水のあれこれ 85 <上げるより下げる方が大変>

災害レベルの暑さが続く今年の夏ですが、32〜33度ぐらいでは驚かなくなったので、慣れたのかそれとも感覚が麻痺したのでしょうか。
自宅ではほぼ冷房を切らすことなく使っているので、7月分の使用料がどうなっているのかとても不安でしたが、何と、昨年とほぼ同じ使用電気量と料金でした。
やはり新しいエアコンの節電効果でしょうか。


ところで、雨が降ろうが、槍が降ろうがそして大雪だろうが泳ぎに行く私ですが、さすがにこの暑さだと「行きたい」と思う気持ちはあっても泳ぐ回数が減っています。
かっぱは猛暑にも弱いのかもしれません。


そんな災害レベルの暑さなのに、7月に入るとテレビでは屋外プールや海で遊ぶ人たちの映像を流していました。
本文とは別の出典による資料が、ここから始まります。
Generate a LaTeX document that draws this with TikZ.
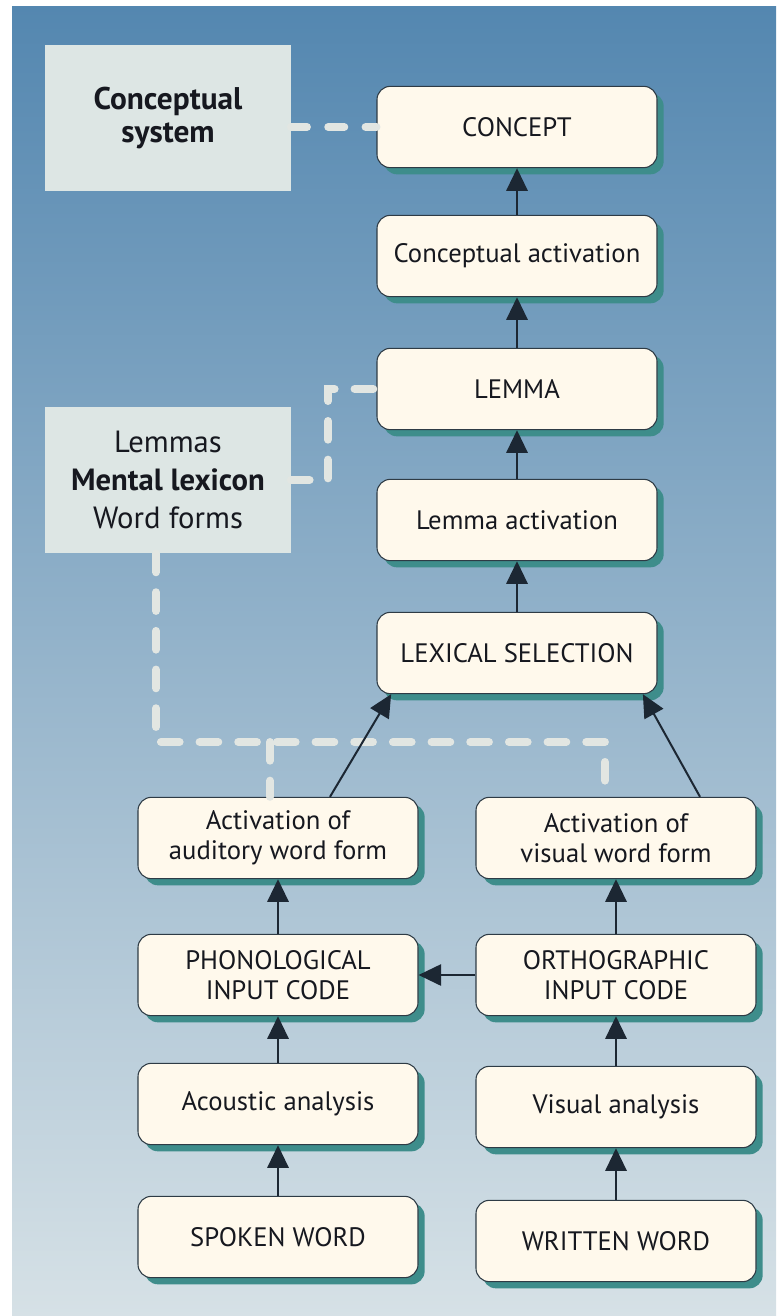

季節のお約束なのでしょうね。
あの屋外プールでは、直射日光だけでなく水温も上がって熱中症の危険性があるのではないかと心配していたのですが、あるニュース番組で「水温が32度以上になると体を冷却できなくなるので熱中症の危険性が高まる」と伝えていました。
こういう情報も、文字スーパーで周知した方がよい情報ではないかと思いますね。


私が泳ぐ屋内プールでは、屋外プールと違って室温も水温も一定に管理されているのですが、プールによって微妙に水温が異なります。
がんがんと泳ぐ人が多い50mプールだと30度以下で、最初に入るときはかなりひやりとしますが、泳ぎだすとちょうど良い水温に感じます。
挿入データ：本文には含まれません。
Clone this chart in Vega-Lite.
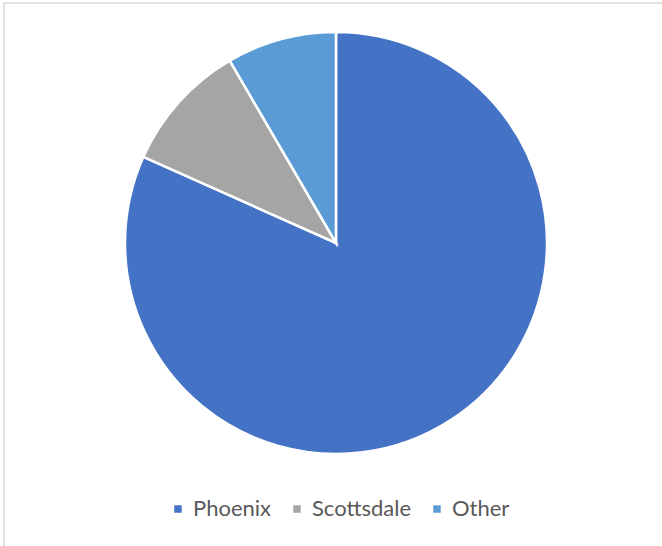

25mプールだと30.5度前後でしょうか。ゆっくり泳ぐ人や歩く人が増えたので、体が冷えない水温も求められるようになったのかもしれません。
そこそこの距離を泳ぐので、私には途中で息苦しくなる水温の高さです。


適切なプールの水温はどれくらいなのだろうと気になっていたら、ちょうど野口智博氏「高温下での水中運動」という記事を書かれました。


<「高温下での水中運動」>


小学生の頃は6月から9月まで屋外プールでの授業がありましたが、真夏の7、8月でも中には唇が真っ青になって体が冷え切ってしまう同級生が必ずいました。
野口氏のブログにはこう書かれています。

これまで、低温に関しては「水温と気温(室温)を足して50℃以上」という基準がありましたが、高温の限度についての提言は、あまり見られません。恐らく、こういう状況は想定されていなかったからだと思います。
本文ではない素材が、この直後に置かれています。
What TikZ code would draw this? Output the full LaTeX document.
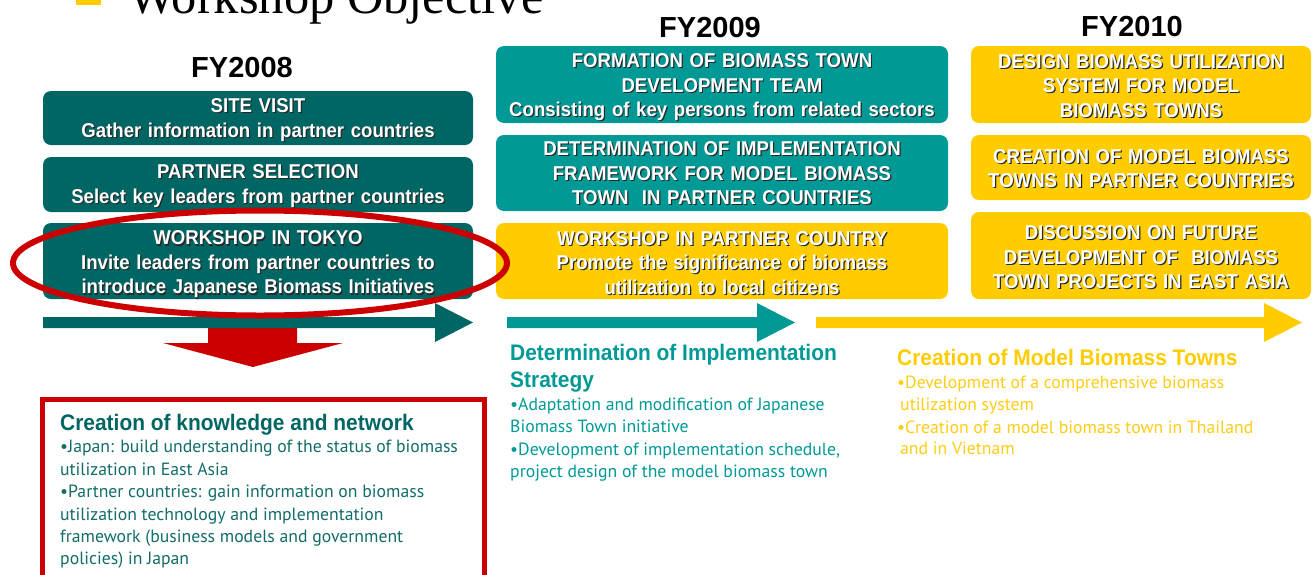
\documentclass[tikz,border=0pt]{standalone}
\usepackage{fontspec}
\setmainfont{Liberation Serif}
\newfontfamily\cb[FakeStretch=0.93]{Liberation Sans}
\newfontfamily\fyfont{Liberation Sans}
\newfontfamily\bodyfont{PT Sans}
\definecolor{dteal}{RGB}{0,102,99}
\definecolor{mteal}{RGB}{0,153,150}
\definecolor{yel}{RGB}{255,204,0}
\definecolor{lyel}{RGB}{255,204,20}
\definecolor{rred}{RGB}{204,0,0}
\definecolor{shad}{RGB}{40,40,40}
\definecolor{rbtext}{RGB}{18,108,104}
\newcommand\sh[1]{\leavevmode\rlap{\kern1.2pt\raisebox{-1.2pt}{\textcolor{shad}{#1}}}#1}
\begin{document}
\begin{tikzpicture}[x=1pt,y=-1pt,
  boxn/.style={rounded corners=8pt, inner sep=0pt},
  boxt/.style={inner sep=0pt, align=center, text=white,
    font=\cb\bfseries\fontsize{20}{24.5}\selectfont},
  fylab/.style={anchor=base, inner sep=0pt, font=\fyfont\bfseries\fontsize{29}{29}\selectfont},
  headtxt/.style={anchor=base west, inner sep=0pt, font=\cb\bfseries\fontsize{22.5}{22.5}\selectfont},
  bodytxt/.style={anchor=base west, inner sep=0pt, font=\bodyfont\fontsize{17.7}{17.7}\selectfont}]
\useasboundingbox (0,0) rectangle (1312,574);
% title
\fill[yel] (76,-20) rectangle (101,5);
\node[anchor=base west, inner sep=0pt, font=\fontsize{50.5}{50.5}\selectfont] (title) at (128,13) {Workshop Objective};
% year labels
\node[fylab] (fy8) at (242,77) {FY2008};
\node[fylab] (fy9) at (710,37) {FY2009};
\node[fylab] (fy10) at (1132,36) {FY2010};
% FY2008 boxes
\node[boxn, fill=dteal, minimum width=430pt, minimum height=54pt] (a1) at (258,118) {};
\node[boxt, text width=430pt] (a1t) at ([yshift=-2.5pt]a1.center)
  {\sh{SITE VISIT}\\\sh{Gather information in partner countries}};
\node[boxn, fill=dteal, minimum width=430pt, minimum height=55pt] (a2) at (258,184.5) {};
\node[boxt, text width=430pt] (a2t) at ([yshift=-2pt]a2.center)
  {\sh{PARTNER SELECTION}\\\sh{Select key leaders from partner countries}};
\node[boxn, fill=dteal, minimum width=430pt, minimum height=76pt] (a3) at (258,261) {};
\node[boxt, text width=430pt] (a3t) at ([yshift=-4pt]a3.center)
  {\sh{WORKSHOP IN TOKYO}\\\sh{Invite leaders from partner countries to}\\\sh{introduce Japanese Biomass Initiatives}};
% FY2009 boxes
\node[boxn, fill=mteal, minimum width=452pt, minimum height=77pt] (b1) at (722,84.5) {};
\node[boxt, text width=452pt] (b1t) at ([yshift=-3.5pt]b1.center)
  {\sh{FORMATION OF BIOMASS TOWN}\\\sh{DEVELOPMENT TEAM}\\\sh{Consisting of key persons from related sectors}};
\node[boxn, fill=mteal, minimum width=452pt, minimum height=76pt] (b2) at (722,173) {};
\node[boxt, text width=452pt] (b2t) at ([yshift=-1pt]b2.center)
  {\sh{DETERMINATION OF IMPLEMENTATION}\\\sh{FRAMEWORK FOR MODEL BIOMASS}\\\sh{TOWN\ \ IN PARTNER COUNTRIES}};
\node[boxn, fill=yel, minimum width=452pt, minimum height=76pt] (b3) at (722,261) {};
\node[boxt, text width=452pt] (b3t) at ([yshift=-2.5pt]b3.center)
  {\sh{WORKSHOP IN PARTNER COUNTRY}\\\sh{Promote the significance of biomass}\\\sh{utilization to local citizens}};
% FY2010 boxes
\node[boxn, fill=yel, minimum width=340pt, minimum height=77pt] (c1) at (1141,84.5) {};
\node[boxt, text width=340pt] (c1t) at ([yshift=-2pt]c1.center)
  {\sh{DESIGN BIOMASS UTILIZATION}\\\sh{SYSTEM FOR MODEL}\\\sh{BIOMASS TOWNS}};
\node[boxn, fill=yel, minimum width=340pt, minimum height=65pt] (c2) at (1141,167.5) {};
\node[boxt, text width=340pt] (c2t) at ([yshift=-1.5pt]c2.center)
  {\sh{CREATION OF MODEL BIOMASS}\\\sh{TOWNS IN PARTNER COUNTRIES}};
\node[boxn, fill=yel, minimum width=340pt, minimum height=87pt] (c3) at (1141,255.5) {};
\node[boxt, text width=340pt] (c3t) at ([yshift=-2.5pt]c3.center)
  {\sh{DISCUSSION ON FUTURE}\\\sh{DEVELOPMENT OF\ \ BIOMASS}\\\sh{TOWN PROJECTS IN EAST ASIA}};
% red down arrow
\fill[rred] (208,326) -- (297,326) -- (297,343) -- (343,343) -- (253,367) -- (163,343) -- (208,343) -- cycle;
% timeline arrows
\fill[dteal] (43,317) -- (435,317) -- (435,303) -- (473,322.5) -- (435,342) -- (435,328) -- (43,328) -- cycle;
\fill[mteal] (507,317) -- (757,317) -- (757,303) -- (795,322.5) -- (757,342) -- (757,328) -- (507,328) -- cycle;
\fill[yel] (816,317) -- (1264,317) -- (1264,303) -- (1302,322.5) -- (1264,342) -- (1264,328) -- (816,328) -- cycle;
% red ellipse
\draw[rred, line width=6pt] (260,263) ellipse [x radius=247, y radius=52.5];
% red box
\draw[rred, line width=5pt] (42.5,600) -- (42.5,399.5) -- (484.5,399.5) -- (484.5,600);
% red box text
\node[headtxt, text=dteal] (r0) at (60,430) {Creation of knowledge and network};
\node[bodytxt, text=rbtext] (r1) at (60,452.7) {•Japan: build understanding of the status of biomass};
\node[bodytxt, text=rbtext] (r2) at (60,475) {utilization in East Asia};
\node[bodytxt, text=rbtext] (r3) at (60,497) {•Partner countries: gain information on biomass};
\node[bodytxt, text=rbtext] (r4) at (60,520) {utilization technology and implementation};
\node[bodytxt, text=rbtext] (r5) at (60,542) {framework (business models and government};
\node[bodytxt, text=rbtext] (r6) at (60,564) {policies) in Japan};
% FY2009 text
\node[headtxt, text=mteal] (s0) at (510,360) {Determination of Implementation};
\node[headtxt, text=mteal] (s1) at (510,387) {Strategy};
\node[bodytxt, text=mteal] (s2) at (510,410) {•Adaptation and modification of Japanese};
\node[bodytxt, text=mteal] (s3) at (510,432) {Biomass Town initiative};
\node[bodytxt, text=mteal] (s4) at (510,455) {•Development of implementation schedule,};
\node[bodytxt, text=mteal] (s5) at (510,477) {project design of the model biomass town};
% FY2010 text
\node[headtxt, text=yel] (u0) at (897,365) {Creation of Model Biomass Towns};
\node[bodytxt, text=lyel] (u1) at (897,388) {•Development of a comprehensive biomass};
\node[bodytxt, text=lyel] (u2) at (900,410) {utilization system};
\node[bodytxt, text=lyel] (u3) at (897,433) {•Creation of a model biomass town in Thailand};
\node[bodytxt, text=lyel] (u4) at (900,454) {and in Vietnam};
\end{tikzpicture}
\end{document}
「寒いからプールは中止」はしょっちゅうありましたが、こういう基準があったのですね。初めて知りました。
それに対して、「どれくらいの暑さ、水温になったら中止した方がよいか」という情報は、たしかにあまり見た記憶がありません。


野口氏のブログでは、冒頭の水温32℃の根拠となる論文も紹介されていました。

32℃以上では、安静にしている状態で酸素摂取量が変化しないということは、深部温を上げるような代謝が不要...となります。

「Nielsen(1978)は、産熱量と放熱量の収支バランスが崩れ、運動中に体温上昇が起こる臨海水温を予測している。例えば、酸素摂取量3l/分(クロールで役43秒/50mのペース)で泳いだ場合、約5℃の温度差が必要となるから、体温を37℃と設定すると32℃が泳ぐ際の上限温度となる。この水温以上で泳ぐと産熱が放熱を上回り、体温の上昇が生じ、長く泳ぎ続けることができなくなり、更に、34℃以上の水温で泳いだ場合、体温が上昇し約30分で危険な状態になることも示している。

「また、Craigら(1968)は、高負荷の運動において、深部温の変化をい防ぐ水温は29℃であることを示している」
いずれも情報としては少し古いものがありますが、授業実施の可否については、環境およびその日に行う実技内容を考慮しながら、33℃、34℃あたりに達したら「勇気ある撤退」も必要であると、考えた方が良いようです。


さて、野口智博氏の勤務する大学の屋内プールの環境が、「室温36℃、水温33℃」「室温33℃、水温32℃」といった状況であることが書かれていてけっこうびっくりです。


公共のプールではたしか、だいたい「室温32℃、水温30.5℃」あたりの表示です。
そうか、この猛暑で、屋内プールといっても水温を下げた状態にするには、おそらく夜間もエアコンで一定の室温を保たれているということなのですね。
快適に、そして何より安全に泳ぐために、室温と水温が調節されていたのだと。

あと、水温って、上げるより下げる方がコストがかかるって知ってました?
なのでできれば、どこかの会社で、経済的にも負担が低く、簡易的に水温を下げられる機器を開発してくれないかな...と願っています。


ああ、水温30℃前後に調節されていることが、何とすごいことなのでしょうか。
今日も感謝して泳ぎに行くことにしましょう。